:: Collected data ::
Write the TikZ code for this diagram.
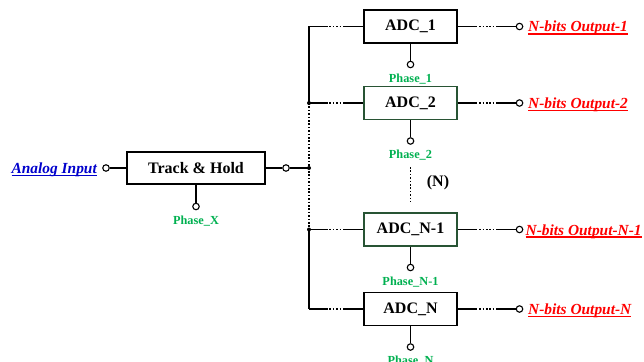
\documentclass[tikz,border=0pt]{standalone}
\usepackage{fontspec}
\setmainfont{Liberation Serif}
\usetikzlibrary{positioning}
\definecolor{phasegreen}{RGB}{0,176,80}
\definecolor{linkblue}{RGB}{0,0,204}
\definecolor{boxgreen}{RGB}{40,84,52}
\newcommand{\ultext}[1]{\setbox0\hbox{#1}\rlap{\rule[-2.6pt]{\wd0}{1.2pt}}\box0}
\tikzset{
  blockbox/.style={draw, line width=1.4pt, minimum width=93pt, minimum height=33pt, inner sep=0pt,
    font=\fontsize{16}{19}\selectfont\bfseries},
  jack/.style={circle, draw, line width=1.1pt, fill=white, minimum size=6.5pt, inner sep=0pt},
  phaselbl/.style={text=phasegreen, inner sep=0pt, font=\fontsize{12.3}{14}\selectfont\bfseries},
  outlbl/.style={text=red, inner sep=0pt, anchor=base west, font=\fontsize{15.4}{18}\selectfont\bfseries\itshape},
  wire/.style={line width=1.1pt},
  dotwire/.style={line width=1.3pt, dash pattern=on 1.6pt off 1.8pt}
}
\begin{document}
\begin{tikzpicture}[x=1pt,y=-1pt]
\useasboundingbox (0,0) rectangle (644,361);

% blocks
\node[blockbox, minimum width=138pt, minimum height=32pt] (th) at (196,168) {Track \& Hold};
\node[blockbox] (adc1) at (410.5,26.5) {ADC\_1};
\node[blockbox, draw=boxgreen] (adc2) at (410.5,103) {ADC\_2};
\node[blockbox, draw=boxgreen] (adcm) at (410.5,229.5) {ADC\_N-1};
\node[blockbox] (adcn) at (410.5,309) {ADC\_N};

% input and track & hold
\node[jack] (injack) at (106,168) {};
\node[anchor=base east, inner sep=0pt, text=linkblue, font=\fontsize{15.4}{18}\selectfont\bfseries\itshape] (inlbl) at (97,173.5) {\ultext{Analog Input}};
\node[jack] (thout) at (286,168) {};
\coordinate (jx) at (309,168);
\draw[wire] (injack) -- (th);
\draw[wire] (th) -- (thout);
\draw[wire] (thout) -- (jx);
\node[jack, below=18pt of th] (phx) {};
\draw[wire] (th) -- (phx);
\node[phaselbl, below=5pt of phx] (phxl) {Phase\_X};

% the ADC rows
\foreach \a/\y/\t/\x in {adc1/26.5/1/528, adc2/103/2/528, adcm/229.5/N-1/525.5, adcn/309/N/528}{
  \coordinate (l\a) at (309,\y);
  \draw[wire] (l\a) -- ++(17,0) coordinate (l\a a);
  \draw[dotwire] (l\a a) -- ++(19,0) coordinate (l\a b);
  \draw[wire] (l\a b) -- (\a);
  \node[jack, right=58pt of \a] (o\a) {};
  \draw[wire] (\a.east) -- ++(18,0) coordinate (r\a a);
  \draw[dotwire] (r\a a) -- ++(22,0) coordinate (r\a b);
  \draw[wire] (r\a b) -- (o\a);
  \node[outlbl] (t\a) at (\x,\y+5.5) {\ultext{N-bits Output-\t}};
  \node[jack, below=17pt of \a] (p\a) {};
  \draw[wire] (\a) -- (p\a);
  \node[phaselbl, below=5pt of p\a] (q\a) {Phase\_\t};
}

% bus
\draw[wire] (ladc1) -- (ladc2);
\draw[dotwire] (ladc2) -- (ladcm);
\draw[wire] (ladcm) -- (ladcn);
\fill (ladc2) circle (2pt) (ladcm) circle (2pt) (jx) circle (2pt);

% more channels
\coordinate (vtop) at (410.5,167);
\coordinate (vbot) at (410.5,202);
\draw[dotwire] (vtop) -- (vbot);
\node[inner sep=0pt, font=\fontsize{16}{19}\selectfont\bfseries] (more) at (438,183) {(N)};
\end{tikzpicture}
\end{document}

:: Requirement ::
Pictures are excluded; extract exactly the lines from the start of the data through the line that holds "(adcn) at (410.5,309)", both ends included.

:: Full answer ::
Write the TikZ code for this diagram.
\documentclass[tikz,border=0pt]{standalone}
\usepackage{fontspec}
\setmainfont{Liberation Serif}
\usetikzlibrary{positioning}
\definecolor{phasegreen}{RGB}{0,176,80}
\definecolor{linkblue}{RGB}{0,0,204}
\definecolor{boxgreen}{RGB}{40,84,52}
\newcommand{\ultext}[1]{\setbox0\hbox{#1}\rlap{\rule[-2.6pt]{\wd0}{1.2pt}}\box0}
\tikzset{
  blockbox/.style={draw, line width=1.4pt, minimum width=93pt, minimum height=33pt, inner sep=0pt,
    font=\fontsize{16}{19}\selectfont\bfseries},
  jack/.style={circle, draw, line width=1.1pt, fill=white, minimum size=6.5pt, inner sep=0pt},
  phaselbl/.style={text=phasegreen, inner sep=0pt, font=\fontsize{12.3}{14}\selectfont\bfseries},
  outlbl/.style={text=red, inner sep=0pt, anchor=base west, font=\fontsize{15.4}{18}\selectfont\bfseries\itshape},
  wire/.style={line width=1.1pt},
  dotwire/.style={line width=1.3pt, dash pattern=on 1.6pt off 1.8pt}
}
\begin{document}
\begin{tikzpicture}[x=1pt,y=-1pt]
\useasboundingbox (0,0) rectangle (644,361);

% blocks
\node[blockbox, minimum width=138pt, minimum height=32pt] (th) at (196,168) {Track \& Hold};
\node[blockbox] (adc1) at (410.5,26.5) {ADC\_1};
\node[blockbox, draw=boxgreen] (adc2) at (410.5,103) {ADC\_2};
\node[blockbox, draw=boxgreen] (adcm) at (410.5,229.5) {ADC\_N-1};
\node[blockbox] (adcn) at (410.5,309) {ADC\_N};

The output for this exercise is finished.